Sabemos da importância de envolver as famílias e as comunidades, professores e agentes pastorais, todos que trabalham com menores. O papel da família é crucial, embora a realidade mostre que as mães participam, mas os pais raramente se envolvem, mesmo quando se trata de proteger suas próprias filhas.

Quais são os desafios que vocês enfrentam?

O maior desafio é a resistência às mudanças, ao progresso, ao equilíbrio cultural que permita preservar tradições sem prejudicar suas filhas, separando cultura de violência. A barreira linguística é outro obstáculo, assim como o difícil acesso às comunidades espalhadas pela serra.

Temos como aliada a rádio, que nos permite alcançar essas comunidades distantes. No programa “Mulheres da minha terra” (terças-feiras, 16h), apresentamos exemplos de empoderamento feminino, abordamos saúde e prevenção, e denunciamos a violência. O programa “Tua voz” é transmitido pelo Facebook e se concentra em mulheres, crianças e famílias.

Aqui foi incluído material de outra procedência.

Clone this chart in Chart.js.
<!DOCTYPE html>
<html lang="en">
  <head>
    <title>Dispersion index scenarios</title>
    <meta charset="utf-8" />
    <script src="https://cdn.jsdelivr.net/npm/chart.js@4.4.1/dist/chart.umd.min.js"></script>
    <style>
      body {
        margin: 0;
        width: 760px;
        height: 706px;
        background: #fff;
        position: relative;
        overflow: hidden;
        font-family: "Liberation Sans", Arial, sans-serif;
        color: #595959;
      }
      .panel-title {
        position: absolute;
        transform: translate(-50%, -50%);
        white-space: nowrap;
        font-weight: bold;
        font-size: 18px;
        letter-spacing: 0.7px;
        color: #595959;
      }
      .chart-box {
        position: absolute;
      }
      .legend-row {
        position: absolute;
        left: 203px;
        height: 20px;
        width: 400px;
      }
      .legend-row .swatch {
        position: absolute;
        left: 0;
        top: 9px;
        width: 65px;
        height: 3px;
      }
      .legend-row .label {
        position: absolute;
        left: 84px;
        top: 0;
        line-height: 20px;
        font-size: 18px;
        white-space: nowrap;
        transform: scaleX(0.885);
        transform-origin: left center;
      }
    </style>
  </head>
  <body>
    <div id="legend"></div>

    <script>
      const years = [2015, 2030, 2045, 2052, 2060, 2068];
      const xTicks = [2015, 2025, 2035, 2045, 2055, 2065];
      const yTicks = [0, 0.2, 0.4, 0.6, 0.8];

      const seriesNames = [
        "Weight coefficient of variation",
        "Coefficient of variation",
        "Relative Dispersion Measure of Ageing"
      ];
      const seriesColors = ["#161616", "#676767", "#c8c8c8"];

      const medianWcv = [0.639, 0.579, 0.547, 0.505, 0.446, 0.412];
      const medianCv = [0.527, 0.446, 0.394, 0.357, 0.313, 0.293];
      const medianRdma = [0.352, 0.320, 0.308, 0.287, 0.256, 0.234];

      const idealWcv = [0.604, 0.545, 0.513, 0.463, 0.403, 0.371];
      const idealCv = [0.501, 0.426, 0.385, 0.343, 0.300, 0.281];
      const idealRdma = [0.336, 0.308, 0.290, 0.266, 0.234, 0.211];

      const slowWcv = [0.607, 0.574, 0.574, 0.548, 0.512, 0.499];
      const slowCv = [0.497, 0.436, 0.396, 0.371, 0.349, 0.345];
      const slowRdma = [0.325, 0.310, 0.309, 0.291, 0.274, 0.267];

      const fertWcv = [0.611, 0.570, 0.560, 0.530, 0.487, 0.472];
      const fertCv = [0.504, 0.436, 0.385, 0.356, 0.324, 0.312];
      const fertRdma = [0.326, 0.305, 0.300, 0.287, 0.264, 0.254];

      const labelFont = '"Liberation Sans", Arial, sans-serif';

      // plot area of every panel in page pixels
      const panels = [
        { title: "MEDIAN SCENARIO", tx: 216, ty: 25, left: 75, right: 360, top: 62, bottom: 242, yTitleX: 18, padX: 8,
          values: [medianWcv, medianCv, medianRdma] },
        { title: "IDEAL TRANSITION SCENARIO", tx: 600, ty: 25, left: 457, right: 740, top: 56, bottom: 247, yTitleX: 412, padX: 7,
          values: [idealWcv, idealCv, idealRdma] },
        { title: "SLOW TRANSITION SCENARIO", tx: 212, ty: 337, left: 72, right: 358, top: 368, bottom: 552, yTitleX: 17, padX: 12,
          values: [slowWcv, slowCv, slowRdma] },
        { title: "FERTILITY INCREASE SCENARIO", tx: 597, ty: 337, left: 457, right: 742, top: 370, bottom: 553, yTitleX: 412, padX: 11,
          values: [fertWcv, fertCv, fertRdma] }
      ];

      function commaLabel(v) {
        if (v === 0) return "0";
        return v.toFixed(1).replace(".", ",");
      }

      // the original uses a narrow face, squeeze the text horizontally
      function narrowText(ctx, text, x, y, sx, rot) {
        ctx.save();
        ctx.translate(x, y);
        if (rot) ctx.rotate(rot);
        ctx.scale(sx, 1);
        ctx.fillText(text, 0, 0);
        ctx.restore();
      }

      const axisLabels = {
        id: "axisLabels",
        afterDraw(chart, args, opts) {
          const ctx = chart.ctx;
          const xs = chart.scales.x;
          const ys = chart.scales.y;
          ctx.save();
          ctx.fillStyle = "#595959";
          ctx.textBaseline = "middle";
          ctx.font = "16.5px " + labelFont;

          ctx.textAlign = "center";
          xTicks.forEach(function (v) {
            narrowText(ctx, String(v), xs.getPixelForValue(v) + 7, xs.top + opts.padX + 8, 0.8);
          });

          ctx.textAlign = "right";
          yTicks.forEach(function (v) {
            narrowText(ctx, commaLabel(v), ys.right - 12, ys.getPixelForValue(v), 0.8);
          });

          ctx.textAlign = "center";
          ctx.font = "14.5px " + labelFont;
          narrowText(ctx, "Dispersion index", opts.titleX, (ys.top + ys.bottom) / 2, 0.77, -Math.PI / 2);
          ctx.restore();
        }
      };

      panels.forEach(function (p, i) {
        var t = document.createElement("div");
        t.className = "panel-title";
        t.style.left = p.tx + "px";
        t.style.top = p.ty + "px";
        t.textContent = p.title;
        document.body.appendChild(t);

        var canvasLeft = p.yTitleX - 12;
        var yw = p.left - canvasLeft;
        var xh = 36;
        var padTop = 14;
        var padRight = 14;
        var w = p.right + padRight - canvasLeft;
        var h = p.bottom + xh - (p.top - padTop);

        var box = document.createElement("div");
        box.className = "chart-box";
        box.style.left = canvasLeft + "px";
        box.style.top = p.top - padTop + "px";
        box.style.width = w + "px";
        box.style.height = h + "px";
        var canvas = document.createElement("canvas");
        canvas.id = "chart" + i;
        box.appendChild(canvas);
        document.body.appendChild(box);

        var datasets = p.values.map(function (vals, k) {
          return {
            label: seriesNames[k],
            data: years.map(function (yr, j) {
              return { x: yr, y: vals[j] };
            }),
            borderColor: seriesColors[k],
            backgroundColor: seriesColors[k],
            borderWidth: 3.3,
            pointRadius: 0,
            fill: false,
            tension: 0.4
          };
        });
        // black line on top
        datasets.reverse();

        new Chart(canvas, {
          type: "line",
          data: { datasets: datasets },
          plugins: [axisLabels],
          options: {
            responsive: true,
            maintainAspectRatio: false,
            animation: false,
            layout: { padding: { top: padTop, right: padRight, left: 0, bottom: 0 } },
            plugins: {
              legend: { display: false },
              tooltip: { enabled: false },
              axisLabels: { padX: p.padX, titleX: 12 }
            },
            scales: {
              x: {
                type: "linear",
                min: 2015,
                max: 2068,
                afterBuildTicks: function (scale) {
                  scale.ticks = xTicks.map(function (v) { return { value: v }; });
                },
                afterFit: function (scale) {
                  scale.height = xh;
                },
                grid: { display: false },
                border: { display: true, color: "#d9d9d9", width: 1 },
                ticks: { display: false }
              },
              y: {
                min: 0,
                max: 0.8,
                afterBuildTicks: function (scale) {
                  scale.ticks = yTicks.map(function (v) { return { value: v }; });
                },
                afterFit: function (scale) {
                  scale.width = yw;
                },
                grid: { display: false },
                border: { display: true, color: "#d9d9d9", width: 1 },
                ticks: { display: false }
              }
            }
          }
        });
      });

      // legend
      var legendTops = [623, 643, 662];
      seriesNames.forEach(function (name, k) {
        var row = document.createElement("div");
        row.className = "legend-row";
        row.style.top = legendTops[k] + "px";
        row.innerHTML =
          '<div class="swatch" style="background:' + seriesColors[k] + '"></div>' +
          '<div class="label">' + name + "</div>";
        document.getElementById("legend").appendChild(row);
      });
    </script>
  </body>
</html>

Uma mensagem para esta jornada mundial?

Com tudo o que compartilhamos, é evidente que a realidade é triste. Mas também há sinais de esperança e possibilidades de mudança: o apoio da ARCORES, mães adolescentes que continuam estudando e querem transformar suas vidas.

Observamos mudanças, embora lentas: mulheres que antes não falavam, hoje se expressam, se relacionam e têm uma visão diferente. Hoje, elas mesmas dizem: “Sim, é possível mudar! ”.

Três beneficiárias precisam caminhar meia hora para alcançar o transporte até Guamote e, de lá, outro ônibus até Colta, onde estudam. Uma está concluindo Enfermagem, e as outras duas cursam Educação Bilíngue. “Às vezes não temos nem o que comer, mas fazemos nosso esforço para terminar a Universidade”, dizem.

Isso também é um sinal de esperança: mesmo em meio a tantas dificuldades, que desanimaria qualquer um, para elas a educação transforma. Embora os frutos não sejam imediatos ou visíveis à primeira vista, esta luta certamente dará resultados.